The Visscher panorama is an engraving by Claes Visscher (1586-1652) depicting a panorama of London. It shows an imagined view of London in around 1600. The engraving was first published in Amsterdam in 1616, with the title "Londinum Florentissima Britanniae Urbs Toto Orbe Celeberrimum Emporiumque".

The engraving comprises four separate plates creating a continuous panorama over 2 metres (6.6 ft) long. It provides one of the best views of London before the Great Fire in 1666. From a viewpoint on the south bank of the River Thames, it shows (from west to east, left to right) mansions on the north bank of the river: Whitehall Palace, York House, Durham House, old Somerset House, Burley House, Arundel House and Essex House, then Old St Paul's Cathedral without the spire which was lost after it was struck by lightning in 1561, the low-rise medieval City of London dominated by the spires and steeples of its churches, Old London Bridge covered by shops and houses, and the Tower of London and St Katharine Docks, with distant views of Harrow on the Hill, windmills at Hampstead, and the spires of Hackney and Stepney.
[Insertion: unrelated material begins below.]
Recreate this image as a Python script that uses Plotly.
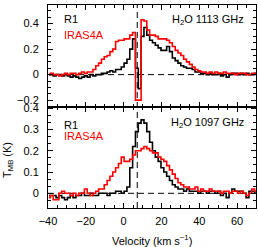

Prominent buildings depicted on the south bank are three theatres, The Swan, The Globe and the Beargarden, and the churches of St Mary Overie (rebuilt after a fire in 1212, later to become Southwark Cathedral), and St Olave's. There are many ships in the river. In the sky above the city, to the right of St Paul's, are angels holding a banderole with the title "London", to either side appear angels bearing trumpets decorated with the royal coat of arms and the arms of the City of London and then in the upper corners cartouches framed with cherubs.